Every decade has its hottest job opportunities. During the 1980s and early 1990s people were
in a rush to apply for investment banking jobs. Then, in the late 1990s and early 2000s, it
became clear that the Internet will soon change the world and a lot of tech savvy graduates
started specializing in software and web development. Today, it is ever clearer that big data, machine
learning, and artificial intelligence will become (and in some ways already are) the
key success factor that will determine whether businesses will be successful or not in the
coming years. That said, it comes as no surprise that the
hottest opportunity on the job market in 2017 and 2018 is the data scientist profession. The title “data scientist” sounds sophisticated
and scares off people, but perhaps dissecting the typical profile of these professionals
will help us show you they are, in fact, human, and if you were so inclined, you too could
embark on the journey of becoming a data scientist. Certainly, at a glance the title “data scientist”
has an air of sophistication and pretense, but the data begs to differ. Crunching the numbers, it becomes obvious
that there are traits data scientists share.
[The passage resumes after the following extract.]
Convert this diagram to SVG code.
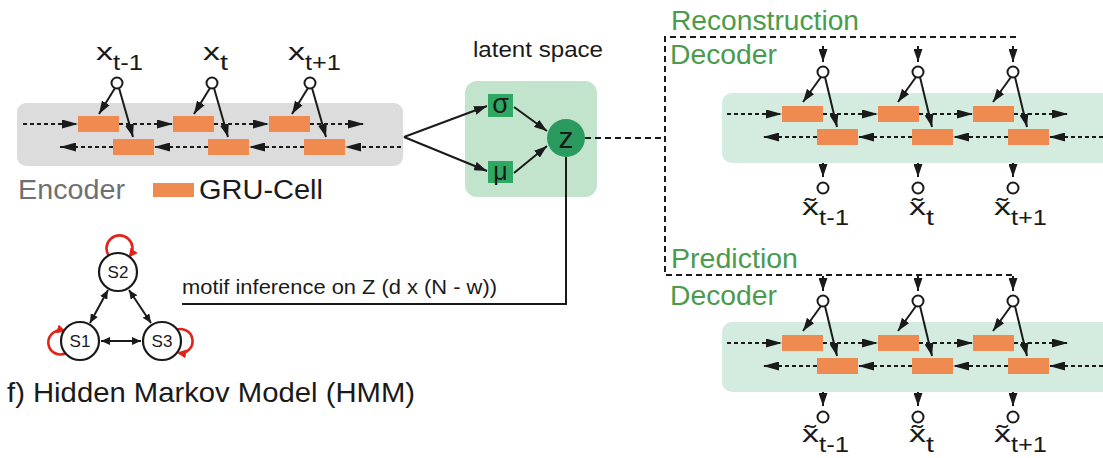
<svg xmlns="http://www.w3.org/2000/svg" width="1103" height="458" viewBox="0 0 1103 458">
  <defs>
    <style>
      text { font-family: "Liberation Sans", Arial, sans-serif; fill: #1a1a1a; }
      .cell { fill: #ef8b50; }
      .io { fill: #ffffff; stroke: #1a1a1a; stroke-width: 2; }
      .dotted { stroke: #1a1a1a; stroke-width: 2; stroke-dasharray: 4 3; fill: none; marker-end: url(#head); }
      .solid { stroke: #1a1a1a; stroke-width: 2; fill: none; marker-end: url(#head-s); }
      .frame { stroke: #1a1a1a; stroke-width: 2; stroke-dasharray: 6 4; fill: none; }
      .big { font-size: 27px; }
      .green { fill: #4a9b4c; }
      .var { font-size: 23px; }
      .sub { font-size: 22px; }
      .state { fill: #ffffff; stroke: #1a1a1a; stroke-width: 2.2; }
      .loop { stroke: #e2231a; stroke-width: 2.6; fill: none; marker-end: url(#head-r); }
      .both { stroke: #1a1a1a; stroke-width: 2; fill: none; marker-start: url(#head-d); marker-end: url(#head-d); }
    </style>
    <marker id="head" viewBox="0 0 16 9" refX="16" refY="4.5" markerWidth="16" markerHeight="9" orient="auto" markerUnits="userSpaceOnUse">
      <path d="M0,0 L16,4.5 L0,9 z" fill="#1a1a1a"/>
    </marker>
    <marker id="head-s" viewBox="0 0 13 9" refX="13" refY="4.5" markerWidth="13" markerHeight="9" orient="auto" markerUnits="userSpaceOnUse">
      <path d="M0,0 L13,4.5 L0,9 z" fill="#1a1a1a"/>
    </marker>
    <marker id="head-d" viewBox="0 0 9 8" refX="9" refY="4" markerWidth="9" markerHeight="8" orient="auto-start-reverse" markerUnits="userSpaceOnUse">
      <path d="M0,0 L9,4 L0,8 z" fill="#1a1a1a"/>
    </marker>
    <marker id="head-r" viewBox="0 0 9 9" refX="7" refY="4.5" markerWidth="9" markerHeight="9" orient="auto" markerUnits="userSpaceOnUse">
      <path d="M0,0 L9,4.5 L0,9 z" fill="#e2231a"/>
    </marker>
  </defs>

  <rect width="1103" height="458" fill="#ffffff"/>

  <!-- Encoder: bidirectional GRU -->
  <g id="encoder">
    <rect x="17" y="103" width="386" height="63" rx="9" fill="#dcdcdc"/>
    <rect class="cell" x="78" y="116" width="41" height="16"/>
    <rect class="cell" x="173" y="116" width="41" height="16"/>
    <rect class="cell" x="269" y="116" width="41" height="16"/>
    <rect class="cell" x="113" y="139" width="41" height="16"/>
    <rect class="cell" x="208" y="139" width="41" height="16"/>
    <rect class="cell" x="304" y="139" width="41" height="16"/>
    <line class="dotted" x1="23" y1="124" x2="78" y2="124"/>
    <line class="dotted" x1="119" y1="124" x2="173" y2="124"/>
    <line class="dotted" x1="214" y1="124" x2="269" y2="124"/>
    <line class="dotted" x1="310" y1="124" x2="364" y2="124"/>
    <line class="dotted" x1="401" y1="147" x2="345" y2="147"/>
    <line class="dotted" x1="304" y1="147" x2="249" y2="147"/>
    <line class="dotted" x1="208" y1="147" x2="154" y2="147"/>
    <line class="dotted" x1="113" y1="147" x2="60" y2="147"/>
    <circle class="io" cx="117" cy="83" r="5.5"/>
    <circle class="io" cx="212" cy="83" r="5.5"/>
    <circle class="io" cx="310" cy="83" r="5.5"/>
    <line class="solid" x1="115" y1="88" x2="99" y2="114"/>
    <line class="solid" x1="119" y1="88" x2="133" y2="137"/>
    <line class="solid" x1="210" y1="88" x2="194" y2="114"/>
    <line class="solid" x1="214" y1="88" x2="228" y2="137"/>
    <line class="solid" x1="308" y1="88" x2="292" y2="114"/>
    <line class="solid" x1="312" y1="88" x2="326" y2="137"/>
    <text class="var" x="96" y="60" textLength="17" lengthAdjust="spacingAndGlyphs">x</text>
    <text class="sub" x="113" y="70" textLength="30" lengthAdjust="spacingAndGlyphs">t-1</text>
    <text class="var" x="203" y="60" textLength="17" lengthAdjust="spacingAndGlyphs">x</text>
    <text class="sub" x="220" y="70" textLength="8" lengthAdjust="spacingAndGlyphs">t</text>
    <text class="var" x="288" y="60" textLength="17" lengthAdjust="spacingAndGlyphs">x</text>
    <text class="sub" x="305" y="70" textLength="36" lengthAdjust="spacingAndGlyphs">t+1</text>
    <text class="big" x="18" y="199" textLength="107" lengthAdjust="spacingAndGlyphs" style="fill:#707070">Encoder</text>
  </g>

  <!-- Legend -->
  <g id="legend">
    <rect class="cell" x="153" y="183" width="41" height="14"/>
    <text class="big" x="199" y="199" textLength="124" lengthAdjust="spacingAndGlyphs">GRU-Cell</text>
  </g>

  <!-- Latent space -->
  <g id="latent">
    <text x="473" y="57" font-size="22" textLength="130" lengthAdjust="spacingAndGlyphs">latent space</text>
    <rect x="465" y="81" width="132" height="116" rx="12" fill="#c2e4cd"/>
    <rect x="488" y="94" width="25" height="23" fill="#2ea862"/>
    <text x="500.5" y="113" font-size="27" text-anchor="middle">σ</text>
    <rect x="488" y="161" width="25" height="22" fill="#2ea862"/>
    <text x="500.5" y="180" font-size="25" text-anchor="middle">μ</text>
    <circle cx="566" cy="138" r="19" fill="#2b9a5f"/>
    <text x="566" y="148" font-size="30" text-anchor="middle">z</text>
  </g>

  <!-- Reconstruction decoder -->
  <g id="recon-decoder">
    <text class="big green" x="671" y="30" textLength="188" lengthAdjust="spacingAndGlyphs">Reconstruction</text>
    <text class="big green" x="670" y="64" textLength="107" lengthAdjust="spacingAndGlyphs">Decoder</text>
    <rect x="722" y="93" width="400" height="70" rx="10" fill="#d4ecdf"/>
    <rect class="cell" x="782" y="106" width="41" height="16"/>
    <rect class="cell" x="878" y="106" width="41" height="16"/>
    <rect class="cell" x="973" y="106" width="41" height="16"/>
    <rect class="cell" x="817" y="129" width="41" height="16"/>
    <rect class="cell" x="912" y="129" width="41" height="16"/>
    <rect class="cell" x="1008" y="129" width="41" height="16"/>
    <line class="dotted" x1="727" y1="114" x2="782" y2="114"/>
    <line class="dotted" x1="823" y1="114" x2="878" y2="114"/>
    <line class="dotted" x1="919" y1="114" x2="973" y2="114"/>
    <line class="dotted" x1="1014" y1="114" x2="1068" y2="114"/>
    <line class="dotted" x1="1103" y1="137" x2="1049" y2="137"/>
    <line class="dotted" x1="1008" y1="137" x2="953" y2="137"/>
    <line class="dotted" x1="912" y1="137" x2="858" y2="137"/>
    <line class="dotted" x1="817" y1="137" x2="763" y2="137"/>
    <line class="solid" x1="823" y1="46" x2="823" y2="62"/>
    <line class="solid" x1="918" y1="46" x2="918" y2="62"/>
    <line class="solid" x1="1013" y1="46" x2="1013" y2="62"/>
    <circle class="io" cx="823" cy="72" r="5.5"/>
    <circle class="io" cx="918" cy="72" r="5.5"/>
    <circle class="io" cx="1013" cy="72" r="5.5"/>
    <line class="solid" x1="821" y1="77" x2="803" y2="102"/>
    <line class="solid" x1="825" y1="77" x2="837" y2="127"/>
    <line class="solid" x1="916" y1="77" x2="898" y2="102"/>
    <line class="solid" x1="920" y1="77" x2="932" y2="127"/>
    <line class="solid" x1="1011" y1="77" x2="993" y2="102"/>
    <line class="solid" x1="1015" y1="77" x2="1027" y2="127"/>
    <line class="solid" x1="823" y1="163" x2="823" y2="177"/>
    <line class="solid" x1="918" y1="163" x2="918" y2="177"/>
    <line class="solid" x1="1013" y1="163" x2="1013" y2="177"/>
    <circle class="io" cx="823" cy="188" r="5.5"/>
    <circle class="io" cx="918" cy="188" r="5.5"/>
    <circle class="io" cx="1013" cy="188" r="5.5"/>
    <text class="var" x="802" y="215" textLength="17" lengthAdjust="spacingAndGlyphs">x̃</text>
    <text class="sub" x="819" y="225" textLength="30" lengthAdjust="spacingAndGlyphs">t-1</text>
    <text class="var" x="909" y="215" textLength="17" lengthAdjust="spacingAndGlyphs">x̃</text>
    <text class="sub" x="926" y="225" textLength="8" lengthAdjust="spacingAndGlyphs">t</text>
    <text class="var" x="994" y="215" textLength="17" lengthAdjust="spacingAndGlyphs">x̃</text>
    <text class="sub" x="1011" y="225" textLength="36" lengthAdjust="spacingAndGlyphs">t+1</text>
  </g>

  <!-- Prediction decoder -->
  <g id="pred-decoder">
    <text class="big green" x="671" y="268" textLength="127" lengthAdjust="spacingAndGlyphs">Prediction</text>
    <text class="big green" x="670" y="305" textLength="107" lengthAdjust="spacingAndGlyphs">Decoder</text>
    <g transform="translate(0,229)">
      <rect x="722" y="93" width="400" height="70" rx="10" fill="#d4ecdf"/>
      <rect class="cell" x="782" y="106" width="41" height="16"/>
      <rect class="cell" x="878" y="106" width="41" height="16"/>
      <rect class="cell" x="973" y="106" width="41" height="16"/>
      <rect class="cell" x="817" y="129" width="41" height="16"/>
      <rect class="cell" x="912" y="129" width="41" height="16"/>
      <rect class="cell" x="1008" y="129" width="41" height="16"/>
      <line class="dotted" x1="727" y1="114" x2="782" y2="114"/>
      <line class="dotted" x1="823" y1="114" x2="878" y2="114"/>
      <line class="dotted" x1="919" y1="114" x2="973" y2="114"/>
      <line class="dotted" x1="1014" y1="114" x2="1068" y2="114"/>
      <line class="dotted" x1="1103" y1="137" x2="1049" y2="137"/>
      <line class="dotted" x1="1008" y1="137" x2="953" y2="137"/>
      <line class="dotted" x1="912" y1="137" x2="858" y2="137"/>
      <line class="dotted" x1="817" y1="137" x2="763" y2="137"/>
      <line class="solid" x1="823" y1="47" x2="823" y2="62"/>
      <line class="solid" x1="918" y1="47" x2="918" y2="62"/>
      <line class="solid" x1="1013" y1="47" x2="1013" y2="62"/>
      <circle class="io" cx="823" cy="72" r="5.5"/>
      <circle class="io" cx="918" cy="72" r="5.5"/>
      <circle class="io" cx="1013" cy="72" r="5.5"/>
      <line class="solid" x1="821" y1="77" x2="803" y2="102"/>
      <line class="solid" x1="825" y1="77" x2="837" y2="127"/>
      <line class="solid" x1="916" y1="77" x2="898" y2="102"/>
      <line class="solid" x1="920" y1="77" x2="932" y2="127"/>
      <line class="solid" x1="1011" y1="77" x2="993" y2="102"/>
      <line class="solid" x1="1015" y1="77" x2="1027" y2="127"/>
      <line class="solid" x1="823" y1="163" x2="823" y2="177"/>
      <line class="solid" x1="918" y1="163" x2="918" y2="177"/>
      <line class="solid" x1="1013" y1="163" x2="1013" y2="177"/>
      <circle class="io" cx="823" cy="188" r="5.5"/>
      <circle class="io" cx="918" cy="188" r="5.5"/>
      <circle class="io" cx="1013" cy="188" r="5.5"/>
      <text class="var" x="802" y="213" textLength="17" lengthAdjust="spacingAndGlyphs">x̃</text>
      <text class="sub" x="819" y="223" textLength="30" lengthAdjust="spacingAndGlyphs">t-1</text>
      <text class="var" x="909" y="213" textLength="17" lengthAdjust="spacingAndGlyphs">x̃</text>
      <text class="sub" x="926" y="223" textLength="8" lengthAdjust="spacingAndGlyphs">t</text>
      <text class="var" x="994" y="213" textLength="17" lengthAdjust="spacingAndGlyphs">x̃</text>
      <text class="sub" x="1011" y="223" textLength="36" lengthAdjust="spacingAndGlyphs">t+1</text>
    </g>
  </g>

  <!-- Hidden Markov Model -->
  <g id="hmm">
    <path class="loop" d="M109,256 A13,13 0 1,1 130,256"/>
    <path class="loop" d="M66,353 A12,12 0 1,1 64,331"/>
    <path class="loop" d="M176,330 A12,12 0 1,1 179,353"/>
    <line class="both" x1="90" y1="323" x2="108" y2="290"/>
    <line class="both" x1="129" y1="290" x2="151" y2="323"/>
    <line class="both" x1="101" y1="341" x2="141" y2="341"/>
    <g id="s2"><circle class="state" cx="118" cy="272" r="19"/><text x="118" y="278" font-size="17" text-anchor="middle">S2</text></g>
    <g id="s1"><circle class="state" cx="80" cy="341" r="19"/><text x="80" y="347" font-size="17" text-anchor="middle">S1</text></g>
    <g id="s3"><circle class="state" cx="162" cy="341" r="19"/><text x="162" y="347" font-size="17" text-anchor="middle">S3</text></g>
    <text x="7" y="402" font-size="28" textLength="408" lengthAdjust="spacingAndGlyphs">f) Hidden Markov Model (HMM)</text>
  </g>

  <!-- Connectors between stages -->
  <g id="connectors">
    <line class="solid" x1="404" y1="137" x2="487" y2="106"/>
    <line class="solid" x1="404" y1="137" x2="487" y2="171"/>
    <line class="solid" x1="514" y1="107" x2="547" y2="131"/>
    <line class="solid" x1="514" y1="173" x2="547" y2="146"/>
    <line class="frame" x1="585" y1="138" x2="665" y2="138"/>
    <polyline class="frame" points="1016,37 665,37 665,275 1016,275"/>
    <polyline points="566,157 566,304 182,304" fill="none" stroke="#1a1a1a" stroke-width="2"/>
    <text x="182" y="294" font-size="21" textLength="315" lengthAdjust="spacingAndGlyphs">motif inference on Z (d x (N - w))</text>
  </g>
</svg>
To gain a better understanding of the typical
data scientist profile, our team collected information from the LinkedIn profiles of
1,001 data scientist professionals. Unlike previous publications, the primary
source of data we used were not job ads, which skew findings towards the employers’ point
of view. Instead, we relied on information posted by
data scientists themselves. The underlying assumption was that one’s
LinkedIn profile is a good estimator of their resume. Then we proceeded to assign company and country
quotas to limit bias. The cohort was divided into two groups depending
on whether a person was employed by a Fortune 500 Company or not.

In addition, the sample involved data scientists
working in the US (around 40% of our sample), UK (another 30%), India (accounting for 15%),
and other countries (the remaining 15%). Convenience sampling was used, due to limited
data accessibility. Once we gathered the numbers, we stumbled
upon several interesting findings. The typical data scientist profile looks is
a male, who speaks one foreign language, with four and a half years of overall work experience
(this is a median). He works with R and/or Python, and holds a
Master’s and/or a PhD degree. Just from this simple overview, we get several
noteworthy insights: You can be promoted to data scientist fairly
quickly. Assuming you graduate your Master’s before
turning 25, or your PhD before 30, a conservative estimate is that by the age of 30 to 35 you
can expect to be a professional whose job title reads “data scientist”.

Another interesting finding is that R and
Python are on the rise. Previous research shows that the two programming
languages are increasing in popularity in the data science world, and that this is happening
at the expense of other languages like Java and C/C++. The results observed here corroborate this
trend. You need to start learning R and Python if
you want to become a data scientist in 2018.